DOG BOY

By Eva Hornung
Published by Text Publishing, 2009

Yann Martel – he who wrote The Life of Pi, one of my favourite books of all time – describes Dog Boy as ‘Extraordinary’. This word is printed in quotation marks on the cover of the book, and it is the reason I picked it up from the pile of pre-loved tomes at my local second-hand book store. Of course I doubted it would be ‘Extraordinary’ – these superlatives are often found on the front of books I pick up and I am too often disappointed – but not this time.
Like The Life of Pi, Dog Boy is a story that uses animals to explore humanity. It is fascinating and shocking and heart wrenching, but it is compelling, and written with such insight into human and canine behaviour, that the events of the book are completely believable.
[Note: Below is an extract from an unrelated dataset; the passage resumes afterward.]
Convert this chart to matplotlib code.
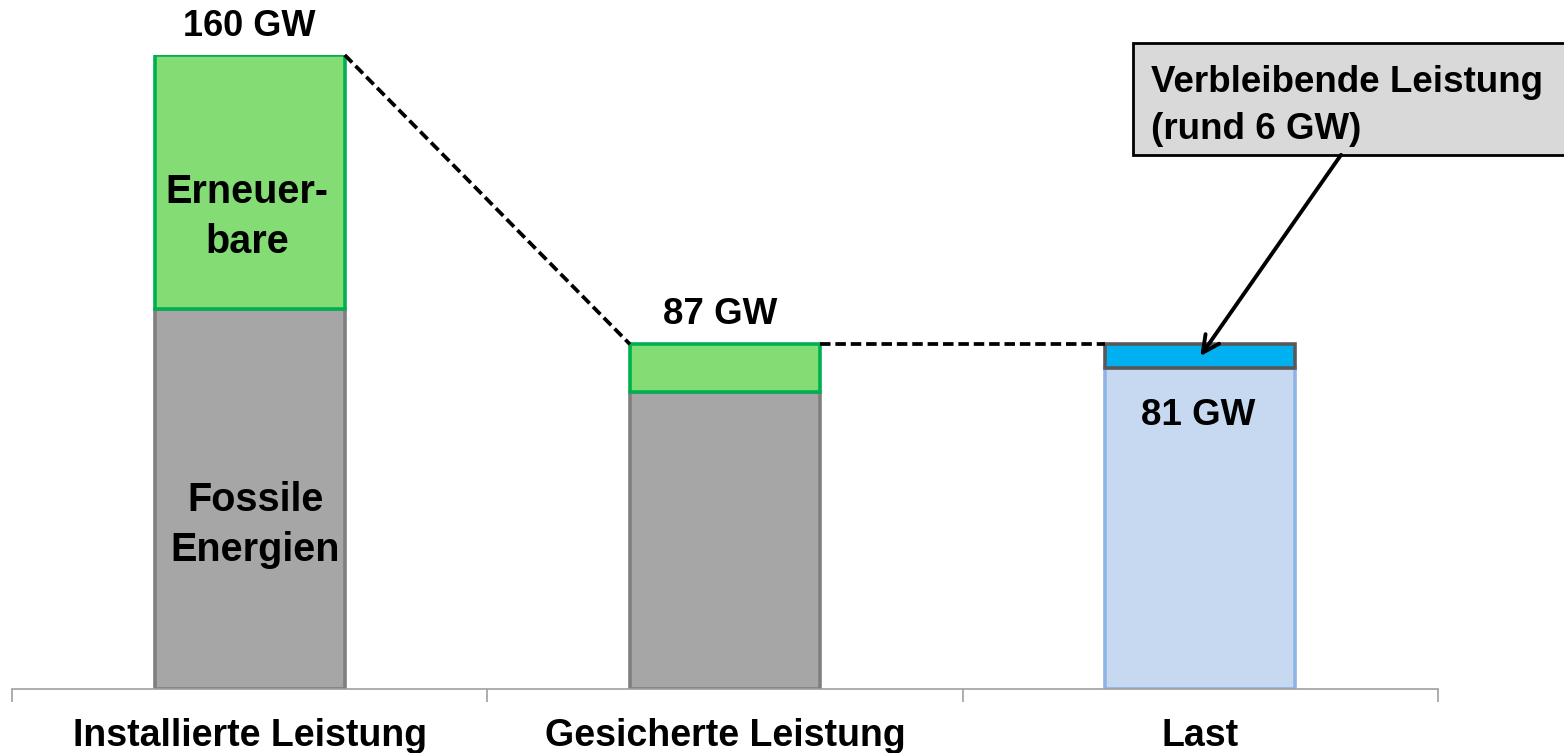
import matplotlib
matplotlib.use('Agg')
import matplotlib.pyplot as plt
from matplotlib.patches import Rectangle

plt.rcParams['font.family'] = ['Liberation Sans', 'DejaVu Sans']
plt.rcParams['font.weight'] = 'bold'

# capacity in GW
categories = ['Installierte Leistung', 'Gesicherte Leistung', 'Last']
fossil = [96, 75]          # Fossile Energien (bars 1 and 2)
renewable = [64, 12]       # Erneuerbare (bars 1 and 2)
load = 81                  # Last
remaining = 6              # verbleibende Leistung
totals = [160, 87]

fig = plt.figure(figsize=(15.64, 7.53), dpi=100)
ax = fig.add_axes([12 / 1564, 64 / 753, 1426 / 1564, 634 / 753])
ax.set_xlim(-0.5, 2.5)
ax.set_ylim(0, 160)

w = 0.4
green_face, green_edge = '#84dc74', '#00b050'
grey_face, grey_edge = '#a6a6a6', '#7f7f7f'

# installed and secured capacity: fossil + renewables
ax.bar([0, 1], fossil, width=w, color=grey_face, edgecolor=grey_edge, linewidth=2.6, zorder=2)
ax.bar([0, 1], renewable, bottom=fossil, width=w, color=green_face, edgecolor=green_edge,
       linewidth=2.6, zorder=3)

# load with the remaining margin on top
ax.bar(2, load, width=w, color='#c6d9f1', edgecolor='#8eb4e3', linewidth=2.6, zorder=2)
ax.bar(2, remaining, bottom=load, width=w, color='#00b0f0', edgecolor='#595959',
       linewidth=2.6, zorder=3)

# dashed connectors between bar tops
dash = (0, (2.8, 1.3))
ax.plot([w / 2, 1 - w / 2], [totals[0], totals[1]], ls=dash, color='black',
        lw=2.7, zorder=4, clip_on=False)
ax.plot([1 + w / 2, 2 - w / 2], [totals[1], load + remaining], ls=dash,
        color='black', lw=2.7, zorder=4, clip_on=False)

# labels
ax.text(0, 167.2, f'{totals[0]} GW', ha='center', va='center', fontsize=26, clip_on=False)
ax.text(-0.005, 119.2, 'Erneuer-\nbare', ha='center', va='center', fontsize=28.5,
        linespacing=1.4)
ax.text(0.012, 41.5, 'Fossile\nEnergien', ha='center', va='center', fontsize=28.5,
        linespacing=1.4)
ax.text(0.99, 94.5, f'{totals[1]} GW', ha='center', va='center', fontsize=26.5)
ax.text(1.995, 69, f'{load} GW', ha='center', va='center', fontsize=26.5, zorder=5)

# callout box for the remaining capacity
box = Rectangle((1.858, 134.8), 1.0, 28.2, facecolor='#d9d9d9', edgecolor='black',
                linewidth=2, clip_on=False, zorder=5)
ax.add_patch(box)
ax.text(1.896, 147.1, f'Verbleibende Leistung\n(rund {remaining} GW)', ha='left',
        va='center', fontsize=26.5, linespacing=1.42, zorder=6, clip_on=False)
ax.annotate('', xy=(2.0, load + remaining / 2), xytext=(2.296, 134.8),
            arrowprops=dict(arrowstyle='->,head_length=1.2,head_width=0.6',
                            color='black', lw=2.8, shrinkA=0, shrinkB=0), zorder=6)

# axis: only a light baseline with separators between categories
for s in ['left', 'right', 'top']:
    ax.spines[s].set_visible(False)
ax.spines['bottom'].set_color('#a0a0a0')
ax.spines['bottom'].set_linewidth(1.2)
ax.set_yticks([])
ax.set_xticks([0, 1, 2])
ax.set_xticklabels(categories, fontsize=27, fontweight='bold')
ax.tick_params(axis='x', which='major', length=0, pad=21)
ax.set_xticks([-0.5, 0.5, 1.5, 2.5], minor=True)
ax.tick_params(axis='x', which='minor', length=9, width=1.2, color='#a0a0a0', direction='out')

fig.savefig('out.png', dpi=100)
It is about a Russian boy, called Romochka, who is abandoned by his human carer and adopted by the matriarch of a family of feral dogs. It is an ancient story, but unique in its telling. From Romulus and Remus, to Tarzan, to Mowgli, myth and literature have placed helpless children in the care of wild animals and challenged us to rethink what it is to be human and what it is to be animal. They are never mutually exclusive states of being. When real life examples are found, and every now and then they are, we are horrified by the tale of human neglect and awed by the possibility of animal compassion.
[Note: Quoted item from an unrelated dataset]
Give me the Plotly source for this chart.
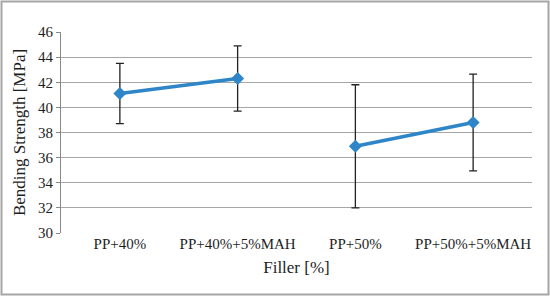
import plotly.graph_objects as go

categories = ["PP+40%", "PP+40%+5%MAH", "PP+50%", "PP+50%+5%MAH"]
strength = [41.1, 42.3, 36.9, 38.8]
err_plus = [2.4, 2.6, 4.9, 3.85]
err_minus = [2.4, 2.6, 4.9, 3.85]
# line is drawn in two pieces: 40% filler pair and 50% filler pair
groups = [[0, 1], [2, 3]]
y_ticks = [30, 32, 34, 36, 38, 40, 42, 44, 46]

W, H = 550, 296
ml, mr, mt, mb = 61, 18, 32, 63

fig = go.Figure()
for g in groups:
    fig.add_trace(go.Scatter(
        x=[categories[i] for i in g], y=[strength[i] for i in g],
        mode="lines+markers",
        line=dict(color="#2E86C8", width=3.5),
        marker=dict(symbol="diamond", size=10, color="#2E86C8"),
        error_y=dict(type="data", symmetric=False,
                     array=[err_plus[i] for i in g],
                     arrayminus=[err_minus[i] for i in g],
                     color="#222222", thickness=1.3, width=4),
    ))

pw, ph = W - ml - mr, H - mt - mb
fig.add_shape(type="rect", xref="paper", yref="paper",
              x0=-(ml - 1.5) / pw, x1=1 + (mr - 1.5) / pw,
              y0=-(mb - 1.5) / ph, y1=1 + (mt - 1.5) / ph,
              line=dict(color="#A6A6A6", width=2), layer="below")

fig.update_layout(
    width=W, height=H,
    margin=dict(l=ml, r=mr, t=mt, b=mb, autoexpand=False),
    paper_bgcolor="white", plot_bgcolor="white",
    showlegend=False,
    font=dict(family="Liberation Serif", size=14, color="#1e1e1e"),
)
fig.update_xaxes(
    title=dict(text="Filler [%]", standoff=10),
    categoryorder="array", categoryarray=categories,
    range=[-0.5, 3.5],
    showgrid=False, showline=False, ticks="",
    tickfont=dict(size=15),
    automargin=False,
)
fig.update_yaxes(
    title=dict(text="Bending Strength [MPa]", standoff=8),
    range=[30, 46], tickvals=y_ticks,
    showgrid=True, gridcolor="#A6A6A6", gridwidth=1.3,
    showline=True, linecolor="#888888", linewidth=1,
    ticks="outside", ticklen=4, tickcolor="#888888",
    tickfont=dict(size=15),
    zeroline=False, automargin=False,
)

# page body has a default margin; drop it so the chart sits at the window origin
fig.write_html("out.html", config={"displayModeBar": False},
               post_script="document.body.style.margin='0';")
Besides Romochka, most of the characters in Eva Hornung’s book are dogs. Without a hint of anthropomorphising, she has managed to convey their personalities and peculiarities as vividly as any human character, and so I was invested in the lives of these animals and convinced of the truth of their experience. I finished Dog Boy not only satisfied with a good read, and moved by a well told story, but with a feeling of having understood something that has always been beyond me. Let me explain.
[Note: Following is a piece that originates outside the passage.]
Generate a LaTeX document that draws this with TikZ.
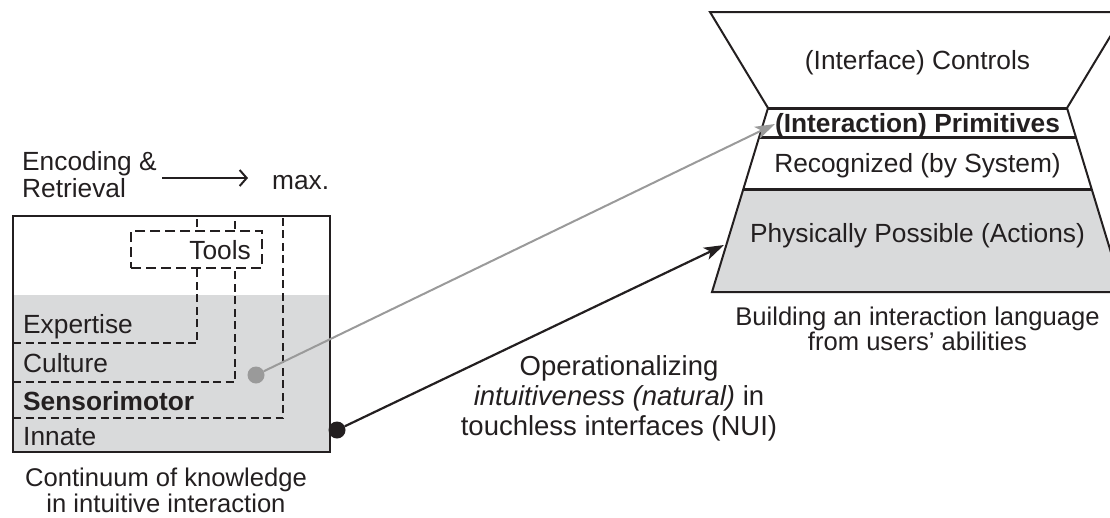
\documentclass[tikz,border=0pt]{standalone}
\usepackage{fontspec}
\setmainfont{Liberation Sans}
\usetikzlibrary{arrows.meta,calc}
\definecolor{ink}{HTML}{231F20}
\definecolor{fillgray}{HTML}{D9DADB}
\definecolor{arrgray}{HTML}{9A9A9A}
\begin{document}
\begin{tikzpicture}[x=1pt,y=-1pt,
  every node/.style={text=ink, inner sep=0pt, font=\fontsize{26.3}{29}\selectfont},
  lbl/.style={anchor=base west},
  ctr/.style={anchor=base},
  capfont/.style={font=\fontsize{25.6}{29}\selectfont},
  boxline/.style={draw=ink, line width=2.5pt},
  thindash/.style={draw=ink, line width=1.4pt, dash pattern=on 8pt off 4.5pt},
  toolsbox/.style={draw=ink, fill=white, line width=2.3pt, dash pattern=on 10pt off 5pt, minimum width=131pt, minimum height=37pt},
  trapline/.style={draw=ink, line width=2pt, line join=miter},
  divline/.style={draw=ink, line width=3pt},
  dot/.style={circle, minimum size=17pt},
  grayarrow/.style={draw=arrgray, line width=2pt, -{Stealth[length=20pt,width=13pt,inset=5pt]}},
  blackarrow/.style={draw=ink, line width=2.2pt, -{Stealth[length=20pt,width=13pt,inset=5pt]}},
  encarrow/.style={draw=ink, line width=2.5pt, -{Straight Barb[length=7pt,width=16pt,line width=2pt]}}
]
\useasboundingbox (0,0) rectangle (1110,517);

% ---------- left box ----------
\fill[fillgray] (13,295) rectangle (330,452);
\draw[thindash] (13,343) -| (197,216);
\draw[thindash] (13,382) -| (235,216);
\draw[thindash] (13,418) -| (283,216);
\node[toolsbox] (tools) at (196.5,249.5) {};
\node[anchor=base east] (toolslbl) at (251,259) {Tools};
\draw[boxline] (13,216) rectangle (330,452);

\node[lbl] (expertise) at (23,333) {Expertise};
\node[lbl] (culture) at (23,372) {Culture};
\node[lbl] (sensori) at (23,410) {\bfseries Sensorimotor};
\node[lbl] (innate) at (23,445) {Innate};

\node[lbl] (enc1) at (22,170) {Encoding \&};
\node[lbl] (enc2) at (22,197) {Retrieval};
\node[lbl] (max) at (272,189) {max.};
\coordinate (ea) at (162,178);
\coordinate (eb) at (248,178);
\draw[encarrow] (ea) -- (eb);

\node[ctr, capfont] (cap1) at (166,486) {Continuum of knowledge};
\node[ctr, capfont] (cap2) at (166,512) {in intuitive interaction};

% ---------- trapezoid ----------
\coordinate (TL) at (710,12);
\coordinate (TR) at (1125,12);
\coordinate (NL) at (768,108);
\coordinate (NR) at (1067,108);
\coordinate (BL) at (712,292);
\coordinate (BR) at (1123,292);
\coordinate (P1L) at ($(NL)!0.1576!(BL)$);
\coordinate (P1R) at ($(NR)!0.1576!(BR)$);
\coordinate (P2L) at ($(NL)!0.4402!(BL)$);
\coordinate (P2R) at ($(NR)!0.4402!(BR)$);
\fill[fillgray] (P2L) -- (BL) -- (BR) -- (P2R) -- cycle;
\draw[trapline] (TL) -- (TR) -- (NR) -- (BR) -- (BL) -- (NL) -- cycle;
\draw[divline] (NL) -- (NR);
\draw[divline] (P1L) -- (P1R);
\draw[divline] (P2L) -- (P2R);

\node[ctr] (controls) at (917.5,69) {(Interface) Controls};
\node[ctr] (prims) at (917.5,132) {\bfseries (Interaction) Primitives};
\node[ctr] (recog) at (917.5,172) {Recognized (by System)};
\node[ctr] (phys) at (917.5,242) {Physically Possible (Actions)};

\node[ctr, capfont] (rcap1) at (917.5,325) {Building an interaction language};
\node[ctr, capfont] (rcap2) at (917.5,350) {from users’ abilities};

% ---------- connectors ----------
\node[dot, fill=arrgray] (gdot) at (256,375) {};
\node[dot, fill=ink] (bdot) at (337,430) {};
\coordinate (gtip) at (775,124);
\coordinate (btip) at (724,245);
\draw[grayarrow] (gdot) -- (gtip);
\draw[blackarrow] (bdot) -- (btip);

\node[anchor=base, align=center, font=\fontsize{27.5}{30}\selectfont] (oplbl) at (619,435)
  {Operationalizing\\ \itshape intuitiveness (natural)\upshape{} in\\ touchless interfaces (NUI)};
\end{tikzpicture}
\end{document}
As a child, I never had a dog and was generally wary. My own children were not going to be similarly deprived, and three years ago we bought a whippet who goes by the name of Bilbo. I have fed him and walked him and fallen in love with him, but I must admit that I have never understood him. Why, for instance, does he rub his neck in bird poo, why does he have to wee on every post and clump of grass, why does he love my husband more than me, and me more than my children? When I walk him and we come across other dogs I keep a wide berth, because I don’t understand them either, and I have always feared their barking and been perturbed by their need to sniff each other’s bottoms. Dog boy has been a revelation, a turning point in my understanding of these most beloved animals, and, while it may not have been the author’s intention, I am grateful for the lessons I have been taught by this book. Now, when I walk our dog, I show a little more respect for the social conventions of his species; I let him sniff bottoms and wee where he likes. And I watch him: I’ve noticed that he tolerates small children more than big and I wonder, what would happen, if… ?

Whether you like dogs or not is irrelevant to your enjoyment of this book; it is about relationships and hardship, survival and hope. In a word Dog Boy is ‘extraordinary’ and it is now one of my all-time favourite books.